The answer to Michigan’s economic woes lies in the state’s natural resources, Gov. Jennifer Granholm said yesterday to kick off a two-day environmental law conference. She said one of Michigan’s greatest economic opportunities is to bolster the state’s alternative energy industry.

Granholm opened the Environmental Law and Policy Program’s inaugural conference by paying tribute to six University faculty members and two graduate students for their work with the Intergovernmental Panel on Climate Change, a group of scientists that shared the 2007 Nobel Prize with former Vice President Al Gore.

In the speech at the Law School’s Honigman Auditorium, Granholm said Michigan needs to use its natural resources to generate alternative and renewable energy sources.
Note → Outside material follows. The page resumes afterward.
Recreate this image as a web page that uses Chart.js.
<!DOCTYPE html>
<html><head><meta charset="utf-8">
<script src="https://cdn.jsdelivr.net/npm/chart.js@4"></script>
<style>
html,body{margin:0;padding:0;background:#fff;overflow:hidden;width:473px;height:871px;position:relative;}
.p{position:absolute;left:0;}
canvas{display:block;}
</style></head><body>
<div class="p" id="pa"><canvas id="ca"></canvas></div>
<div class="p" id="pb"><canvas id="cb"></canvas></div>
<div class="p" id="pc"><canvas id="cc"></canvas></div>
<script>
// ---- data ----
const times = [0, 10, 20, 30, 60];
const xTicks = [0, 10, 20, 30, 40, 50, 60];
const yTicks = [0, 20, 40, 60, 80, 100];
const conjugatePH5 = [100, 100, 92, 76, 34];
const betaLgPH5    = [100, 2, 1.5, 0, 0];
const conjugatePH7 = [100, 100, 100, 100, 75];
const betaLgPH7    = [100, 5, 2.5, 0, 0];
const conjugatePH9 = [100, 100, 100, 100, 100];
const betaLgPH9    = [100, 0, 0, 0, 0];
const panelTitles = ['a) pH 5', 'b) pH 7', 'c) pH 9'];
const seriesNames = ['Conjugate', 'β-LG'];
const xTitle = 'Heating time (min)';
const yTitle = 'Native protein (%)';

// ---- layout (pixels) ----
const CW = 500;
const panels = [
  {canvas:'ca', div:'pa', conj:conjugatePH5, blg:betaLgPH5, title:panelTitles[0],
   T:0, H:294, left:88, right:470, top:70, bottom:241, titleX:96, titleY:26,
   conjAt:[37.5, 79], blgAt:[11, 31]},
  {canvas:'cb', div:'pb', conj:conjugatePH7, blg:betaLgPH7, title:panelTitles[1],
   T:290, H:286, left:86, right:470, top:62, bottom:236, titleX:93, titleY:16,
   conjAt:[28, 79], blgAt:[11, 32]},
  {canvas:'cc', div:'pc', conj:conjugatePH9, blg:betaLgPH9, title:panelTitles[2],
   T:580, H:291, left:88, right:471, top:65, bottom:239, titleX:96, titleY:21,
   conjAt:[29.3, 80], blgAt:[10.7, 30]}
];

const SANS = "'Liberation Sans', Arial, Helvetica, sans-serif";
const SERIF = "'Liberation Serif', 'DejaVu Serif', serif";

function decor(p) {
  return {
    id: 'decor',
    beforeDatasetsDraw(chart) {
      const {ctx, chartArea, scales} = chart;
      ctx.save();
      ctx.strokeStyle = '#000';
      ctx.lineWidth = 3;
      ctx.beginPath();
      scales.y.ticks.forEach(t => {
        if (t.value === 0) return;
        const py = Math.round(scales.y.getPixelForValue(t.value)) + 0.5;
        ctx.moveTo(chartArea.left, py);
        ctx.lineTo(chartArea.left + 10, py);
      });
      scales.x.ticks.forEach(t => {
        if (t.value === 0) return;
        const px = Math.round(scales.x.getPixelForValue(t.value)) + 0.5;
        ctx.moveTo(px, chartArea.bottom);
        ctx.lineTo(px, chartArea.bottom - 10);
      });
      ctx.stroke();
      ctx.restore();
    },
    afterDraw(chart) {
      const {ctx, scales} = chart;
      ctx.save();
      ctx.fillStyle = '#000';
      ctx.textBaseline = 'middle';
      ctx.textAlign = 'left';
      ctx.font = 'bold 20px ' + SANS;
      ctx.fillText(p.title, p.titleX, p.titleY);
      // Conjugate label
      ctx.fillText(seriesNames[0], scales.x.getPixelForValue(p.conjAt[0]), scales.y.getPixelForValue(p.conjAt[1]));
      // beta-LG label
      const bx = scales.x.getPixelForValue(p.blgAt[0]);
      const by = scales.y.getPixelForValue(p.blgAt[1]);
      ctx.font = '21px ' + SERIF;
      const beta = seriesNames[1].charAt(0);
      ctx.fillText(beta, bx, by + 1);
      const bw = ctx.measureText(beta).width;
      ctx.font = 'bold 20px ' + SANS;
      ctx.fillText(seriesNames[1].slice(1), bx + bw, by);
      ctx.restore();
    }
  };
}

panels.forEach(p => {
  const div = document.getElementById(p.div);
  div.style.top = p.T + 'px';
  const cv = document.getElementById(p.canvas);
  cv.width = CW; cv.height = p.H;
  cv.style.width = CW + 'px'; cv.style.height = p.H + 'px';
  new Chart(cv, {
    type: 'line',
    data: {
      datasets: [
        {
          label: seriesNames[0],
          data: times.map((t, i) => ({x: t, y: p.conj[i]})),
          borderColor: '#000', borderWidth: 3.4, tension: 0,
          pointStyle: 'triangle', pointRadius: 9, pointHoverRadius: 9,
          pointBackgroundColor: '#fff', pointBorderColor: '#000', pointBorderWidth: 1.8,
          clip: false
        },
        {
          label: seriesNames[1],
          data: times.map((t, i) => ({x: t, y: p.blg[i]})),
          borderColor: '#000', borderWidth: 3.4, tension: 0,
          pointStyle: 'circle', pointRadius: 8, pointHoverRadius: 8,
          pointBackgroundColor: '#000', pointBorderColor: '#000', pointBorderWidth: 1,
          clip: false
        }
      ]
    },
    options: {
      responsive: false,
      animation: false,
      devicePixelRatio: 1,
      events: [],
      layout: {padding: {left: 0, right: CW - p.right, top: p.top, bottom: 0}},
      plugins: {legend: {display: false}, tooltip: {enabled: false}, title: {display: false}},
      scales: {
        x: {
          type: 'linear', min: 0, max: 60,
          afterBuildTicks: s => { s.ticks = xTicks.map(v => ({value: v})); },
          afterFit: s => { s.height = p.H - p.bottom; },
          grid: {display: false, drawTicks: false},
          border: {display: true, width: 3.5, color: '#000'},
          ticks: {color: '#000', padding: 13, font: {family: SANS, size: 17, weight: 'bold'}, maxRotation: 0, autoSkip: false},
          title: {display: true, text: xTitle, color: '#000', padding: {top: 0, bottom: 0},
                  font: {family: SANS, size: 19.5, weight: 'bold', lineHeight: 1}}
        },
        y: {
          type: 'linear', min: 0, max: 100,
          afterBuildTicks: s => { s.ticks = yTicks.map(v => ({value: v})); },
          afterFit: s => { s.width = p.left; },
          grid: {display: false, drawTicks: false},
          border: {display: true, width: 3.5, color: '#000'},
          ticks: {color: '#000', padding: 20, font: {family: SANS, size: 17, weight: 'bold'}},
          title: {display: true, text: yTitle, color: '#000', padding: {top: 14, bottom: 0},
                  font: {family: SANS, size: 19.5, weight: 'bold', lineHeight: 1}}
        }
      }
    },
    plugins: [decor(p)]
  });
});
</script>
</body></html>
She said doing so would create a new industry for the state and help to revive its struggling economy.

“If you’re the CEO of a company, you’re going to try to figure out what it is that makes you competitive,” she said. “So what does Michigan have?”

Her answer: water, wind, woods and waste — all of which Michigan has plenty of, she said.

The state has more than 12,000 inland lakes and the longest freshwater shoreline in the world. And because Michigan is surrounded by four of the five great lakes, the wind generated from the shoreline provides the state with another viable option for alternative energy, she said.

In an annual report released earlier this month, the University Research Corridor — a research coalition between the University, Michigan State University and Wayne State University — found that biomass waste and wind are the state’s two most abundant energy sources.

The URC is currently working to develop alternative energy technologies in line with Granholm’s strategy. Some projects include developing solar cells and biomass and biodisel conversion technologies.

Granholm commended the Michigan House of Representatives for passing a comprehensive, long-term energy plan last April, saying it was a significant step for the Michigan to create a new market for alternative sources of energy.

“In order to create a market, you have to create a policy framework,” she said.

As part of the energy plan, the state pledged to obtain 10 percent of its energy from renewable sources by 2015 — something Granholm said was necessary to draw energy companies to Michigan.

Granholm also highlighted how the energy plan would encourage Michigan residents to install solar panels and small wind turbines to their homes, in order to generate their own energy.

“If you want to install that and generate your own renewable energy, and you generate enough so that it’s more than you can use,” she said. “You can sell that back to the grid.”

Touching on the conference’s topic, “An Environmental Agenda for the Next Administration”, Granholm said the next step, both for Michigan and at the federal level, is to provide an incentive for the utility companies to focus on energy efficiency.

“Right now when you flip a switch, the more energy you use, the more the University of Michigan has to pay on their energy bill,” she said. “What if the energy companies were rewarded by using less energy?

Granholm concluded her hour-long address by challenging the University’s law students.

“You can make money, you can serve yourself,” she said. “But really the noblest thing to do is to give it back and serve others.”

First-year law student Mathew Crowe said he agreed with Granholm’s desire to decrease the state’s dependence on foreign fuel, but was skeptical of her plan for implementing her polices.

“You need a sound political policy in order to get people on board,” he said. “And what’s going to distinguish a good overall policy from just something that was sold well is going to be what lies beneath it. What are the facts?”

The conference continues today and will host panels on sustainability and climate change featuring many University professors and national experts.